We had arranged to meet Chris and Marta for lunch at famed tapas bar, Casa Puga, but were delayed by a gorgeous shop, Secretos De India. They have a fantastic selection of clothing, homewares and rugs. Also, the windows were emblazoned with 'Rebajas' which is a very important word when shopping in Spain - it means Reductions! I am now the proud owner of a delicately painted box for my teas and an incredibly comfortable pair of palazzo pants. And we weren't even too late for lunch!

Casa Puga is an institution that we read about in the local free paper, Euro Weekly News. It is under threat of closure due to its protected rents losing their protection so it may no longer be economically viable. It was packed with diners and drinkers and had a bustling atmosphere. The food was nicely cooked and tasty.

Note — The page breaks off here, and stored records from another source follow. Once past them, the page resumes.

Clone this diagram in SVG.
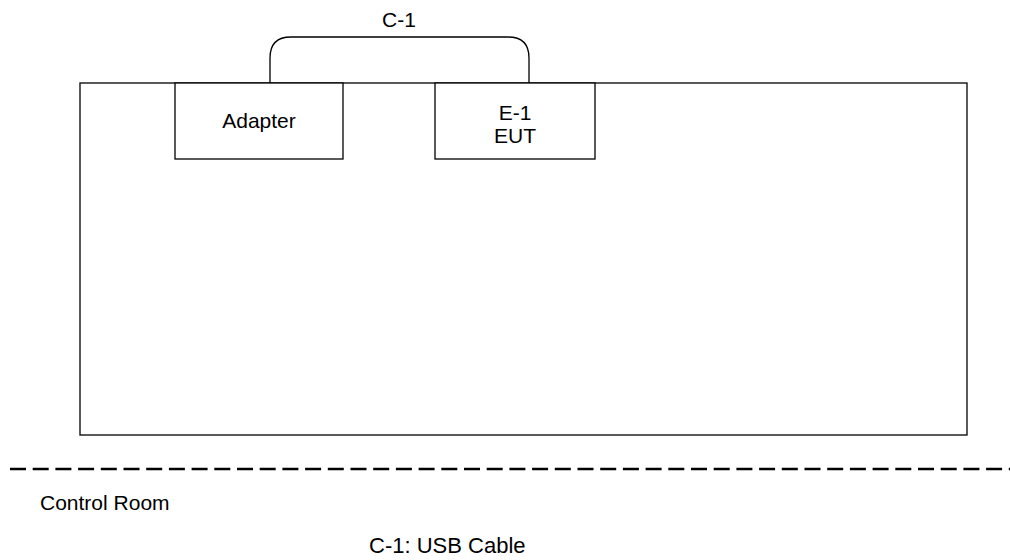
<svg xmlns="http://www.w3.org/2000/svg" width="1010" height="560" viewBox="0 0 1010 560">
  <style>
    .box { fill: #ffffff; stroke: #000000; stroke-width: 1.3; }
    .wire { fill: none; stroke: #000000; stroke-width: 1.3; }
    .lbl { font-family: "Liberation Sans", Arial, sans-serif; font-size: 21px; fill: #000000; }
    .mid { text-anchor: middle; }
    .legend { font-size: 22px; }
  </style>
  <rect width="1010" height="560" fill="#ffffff"/>

  <!-- test room enclosure -->
  <g id="room">
    <rect class="box" x="80" y="83" width="887" height="352"/>
  </g>

  <!-- cable between adapter and EUT -->
  <g id="connectors">
    <path class="wire" d="M270,83 V58 Q270,37 291,37 H508 Q529,37 529,58 V83"/>
    <text class="lbl mid" x="399" y="27">C-1</text>
  </g>

  <g id="adapter">
    <rect class="box" x="175" y="83" width="168" height="76"/>
    <text class="lbl mid" x="259" y="128">Adapter</text>
  </g>

  <g id="eut">
    <rect class="box" x="435" y="83" width="160" height="76"/>
    <text class="lbl mid" x="515" y="120">E-1</text>
    <text class="lbl mid" x="515" y="143">EUT</text>
  </g>

  <!-- boundary to control room -->
  <line x1="10" y1="469" x2="1010" y2="469" stroke="#000000" stroke-width="2.6" stroke-dasharray="16,6.7"/>
  <text class="lbl" x="40" y="510">Control Room</text>
  <text class="lbl legend" x="369" y="553">C-1: USB Cable</text>
</svg>
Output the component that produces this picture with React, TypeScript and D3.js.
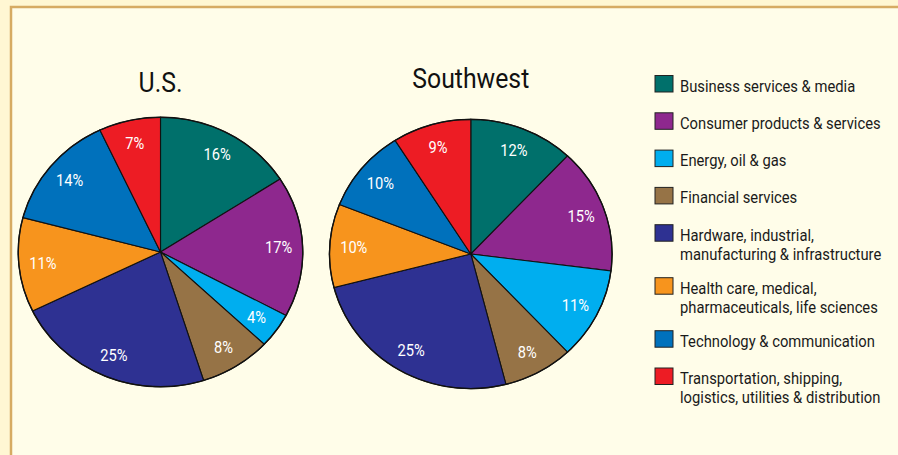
import React from "react";
import * as d3 from "d3";

const categories = [
  ["Business services & media"],
  ["Consumer products & services"],
  ["Energy, oil & gas"],
  ["Financial services"],
  ["Hardware, industrial,", "manufacturing & infrastructure"],
  ["Health care, medical,", "pharmaceuticals, life sciences"],
  ["Technology & communication"],
  ["Transportation, shipping,", "logistics, utilities & distribution"],
];
const colors = ["#00706b", "#8e288e", "#00aeef", "#967346", "#2e3192", "#f7941d", "#0071bc", "#ed1c24"];

// slice shares as drawn, and printed percentages
const usShares = [15.9, 16.9, 4.2, 8.1, 22.7, 11.3, 13.9, 7.0];
const usPercent = [16, 17, 4, 8, 25, 11, 14, 7];
const swShares = [12, 15, 11, 8, 25, 10, 10, 9];
const swPercent = [12, 15, 11, 8, 25, 10, 10, 9];

const FONT = "Roboto, 'Liberation Sans', Arial, sans-serif";

function T({ x, y, size, sx, anchor, fill, children, dy }: any) {
  return (
    <text transform={`translate(${x},${y}) scale(${sx},1)`} dy={dy} textAnchor={anchor} fontFamily={FONT} fontSize={size} fill={fill}>
      {children}
    </text>
  );
}

type PieProps = { title: string; shares: number[]; percents: number[]; cx: number; cy: number; rx: number; ry: number; titleY: number };

function Pie({ title, shares, percents, cx, cy, rx, ry, titleY }: PieProps) {
  const pie = d3.pie<number>().sort(null).value((d) => d)(shares);
  const arc = d3.arc<d3.PieArcDatum<number>>().innerRadius(0).outerRadius(ry);
  const labelArc = d3.arc<d3.PieArcDatum<number>>().innerRadius(ry * 0.83).outerRadius(ry * 0.83);
  const sx = rx / ry;
  return (
    <g>
      <T x={cx} y={titleY} size={28.5} sx={0.87} anchor="middle" fill="#111">{title}</T>
      <g transform={`translate(${cx},${cy}) scale(${sx},1)`}>
        {pie.map((p, i) => (
          <path key={i} d={arc(p) as string} fill={colors[i]} stroke="#111" strokeWidth={1.1} vectorEffect="non-scaling-stroke" />
        ))}
        <ellipse cx={0} cy={0} rx={ry} ry={ry} fill="none" stroke="#111" strokeWidth={1.4} vectorEffect="non-scaling-stroke" />
      </g>
      {pie.map((p, i) => {
        const [lx, ly] = labelArc.centroid(p);
        return (
          <T key={i} x={cx + lx * sx} y={cy + ly} dy="0.36em" size={16.5} sx={0.89} anchor="middle" fill="#fff">
            {percents[i]}%
          </T>
        );
      })}
    </g>
  );
}

export default function App() {
  const W = 898, H = 455;
  const legendX = 655;
  const legendY0 = 91.5;
  const gap = 37.3, extra = 15.7, lineH = 19.4;
  let extraLines = 0;
  return (
    <svg width={W} height={H} style={{ position: "absolute", left: 0, top: 0 }}>
      <rect x={0} y={0} width={W} height={H} fill="#fff7d3" />
      <rect x={11} y={7} width={W + 20} height={H + 20} fill="#fffde9" stroke="#d6ab63" strokeWidth={2.5} />
      <Pie title="U.S." shares={usShares} percents={usPercent} cx={160.5} cy={252} rx={142.3} ry={134.8} titleY={91.7} />
      <Pie title="Southwest" shares={swShares} percents={swPercent} cx={470.8} cy={254} rx={141.3} ry={134.6} titleY={88.3} />
      <g>
        {categories.map((lines, i) => {
          const y = legendY0 + i * gap + extraLines * extra;
          extraLines += lines.length - 1;
          return (
            <g key={i}>
              <rect x={legendX} y={y - 16} width={18} height={16.5} fill={colors[i]} stroke="#222" strokeWidth={1} />
              {lines.map((t, j) => (
                <T key={j} x={680} y={y + j * lineH} size={16.6} sx={0.89} anchor="start" fill="#1a1a1a">{t}</T>
              ))}
            </g>
          );
        })}
      </g>
    </svg>
  );
}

The afternoon saw us heading upwards - always upwards! - to the Alcazabar, a partially restored Moorish palace overlooking Almeria. There are tranquil gardens and great views from the walls. Whilst we were all looking out, a flock of painted pigeons were being released from their coops on a rooftop. They looked fantastic flying around - all reds, pinks, yellows and oranges. I tried to get photos but they were to fast and distant for my phone to see clearly. The Alcazabar stretches over a significant area and is in three main sections, the third being where later Christians plonked their castle. One room at the far corner has metal cannon on show and also amazing echo acoustics. I think it might be due to its double arched ceiling, but we all had great fun making sounds and hearing them reverberate. The locals living below must get really fed up with tourists making a racket there! A few enclosed rooms have exhibitions of found artifacts and of a scale model of the site, but there isn't a lot of information about what we could see. The site has been restored more than that of Sagunt, but it would have been nice to know what rooms were for and during what periods they had been occupied.

Having left the Alcazaba and paused for a coffee and chocolate doughnut, we considered taking in the modern art museum, but all four of us were pretty shattered by this point. It's hard work having fun! So we still have the art for our return visit and also the Cinema museum which was the one on our list that we hadn't made it too. Hopefully we will go again sometime in this coming week.